Perhaps the best response to Palin's attack on the bloggers -- and the media who would dare write about them -- was published last week by Pat Dougherty, the editor of Palin's home newspaper, the Anchorage Daily News. Although purporting to agree that there's no reason to question the official story of the Trig birth, he basically told her off, as follows:
I want to be very clear on this: I have from the beginning and do now consider the conspiracy theories about Trig's birth to be nutty nonsense.Indeed.If that's true, then why has Lisa Demer [a Daily News reporter] been asking questions about Trig's birth?
Because we have been amazed by the widespread and enduring quality of these rumors. I finally decided, after watching this go on unabated for months, to let a reporter try to do a story about the "conspiracy theory that would not die" and, possibly, report the facts of Trig's birth thoroughly enough to kill the nonsense once and for all.
Lisa Demer started reporting. I don't believe she received any cooperation in her efforts from the parties who, in my judgment, stood to benefit most from the story, namely you and your family.
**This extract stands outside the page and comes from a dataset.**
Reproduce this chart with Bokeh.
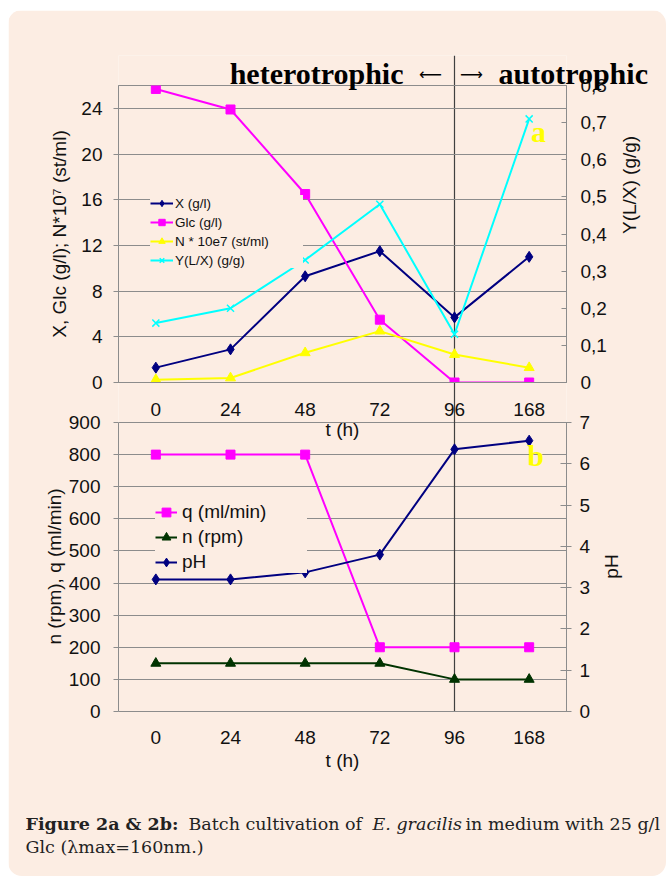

Even so, we reported the matter as thoroughly as we could. Several weeks ago, when we considered the information Lisa had gathered, we decided we didn't have enough of a story to accomplish what we had hoped. Lisa moved on to other topics and we haven't decided whether the idea is worth any further effort.
Even the birth of your grandson may not dissuade the Trig conspiracy theorists from their beliefs. It strikes me that if there is never a clear, contemporaneous public record of what transpired with Trig's birth that may actually ensure that the conspiracy theory never dies. Time will tell.
Which brings us to the latest Palin baby story that isn't quite holding water. Supposedly her daughter, Bristol, gave birth to a baby boy on Dec. 27, which is supposed to prove somehow that Sarah is the biological mother of Trig. That was more than three weeks ago. In those three weeks, no one in the media or on the internet has reported seeing hide nor hair of the alleged new baby, of Bristol, or of her alleged boyfriend and the alleged father of said child. There has not been seen even a single blurry cell phone picture of the child. The news was announced by a shirt-tail relative in Kennewick, Washington, and no one has ever been told precisely where the baby was born, or under what circumstances, or where he has been kept all this time.
Given that Bristol's pregnancy is a key feature to the official Trig story, do you think it odd that Palin has not offered a shred of evidence to support the birth of her supposed grandson other than her own word and blustery insults to those who would dare ask questions about the matter?
Either Sarah Palin is continuing to lie through her teeth, or else she is flipping the bird, big time, to the media and the public. Is that the kind of person who should hold any kind of national office? Keep her behavior on this issue in mind when the evangelical extremists wheel her out, time after time, in the years ahead, for your approval. She's exhibiting some personal attributes here that make her supremely unfit for a leadership position.
UPDATE, 1/20, 1:09 a.m.: In my list of name-callers, I neglected to mention the dude who publishes Orbusmax, the Seattle Drudge-wannabe site. He used to like me, but that was before Sarah Palin.